If after an adjustment a Holder of a Security upon conversion of such Security may receive shares or other units of two or more classes of capital stock of the Corporation, the Conversion Rate shall thereafter be subject to adjustment upon the occurrence of an action taken with respect to any such class or series of capital stock as is contemplated by this Article 11 with respect to the Common Stock, on terms comparable to those applicable to Common Stock in this Article 11.

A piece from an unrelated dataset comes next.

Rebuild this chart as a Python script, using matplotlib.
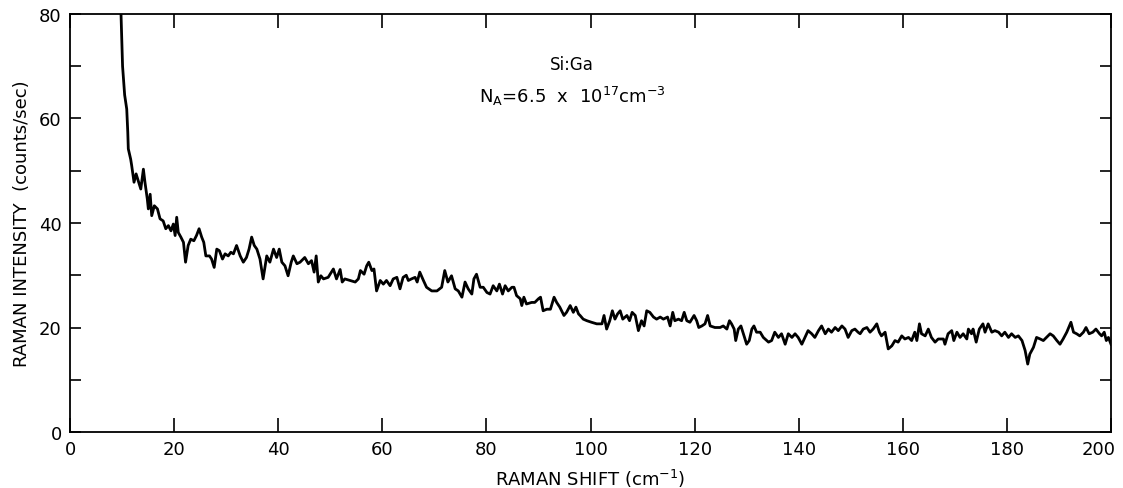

(o)         Section 11.07 is hereby deleted in its entirety and amended as follows:

 

7




Section 11.07.     Adjustment for Rights Issue .    If after January 1, 2009, the Corporation distributes any rights, warrants or options to all holders of its Common Stock entitling them, for a period expiring within 60 days after the record date for such distribution, to purchase shares of Common Stock at a price per share less than the Sale Price of the Common Stock as of the Time of Determination, the Conversion Rate shall be adjusted in accordance with the formula:

 

 

         
 

 

R’  =  R x  

  

            (O + N)            

 

 

 

  

    (O + [(N x P)/M)]



where:

R’ = the adjusted Conversion Rate.

R = the current Conversion Rate.

O = the number of shares of Common Stock outstanding on the record date for the distribution to which this Section 11.07 is being applied.

N = the number of additional shares of Common Stock offered pursuant to the distribution.

P = the offering price per share of the additional shares.

M = the Average Sale Price, minus, in the case of (i) a distribution to which Section 11.06(d) applies or (ii) a distribution to which Section 11.08 applies, for which, in each case, (x) the record date shall occur on or before the record date for the distribution to which this Section 11.07 applies and (y) the Ex-Dividend Time shall occur on or after the date of the Time of Determination for the distribution to which this Section 11.07 applies, the fair market value (on the record date for the distribution to which this Section 11.07 applies) of:

 

 

(i)

the capital stock of the Corporation distributed in respect of each share of Common Stock in such Section 11.06(d) distribution; and

 

 

(ii)

the assets of the Corporation or debt securities or any rights, warrants or options to purchase securities of the Corporation distributed in respect of each share of Common Stock in such Section 11.08 distribution.

The Board of Directors of the Corporation shall determine fair market values for the purposes of this Section 11.07.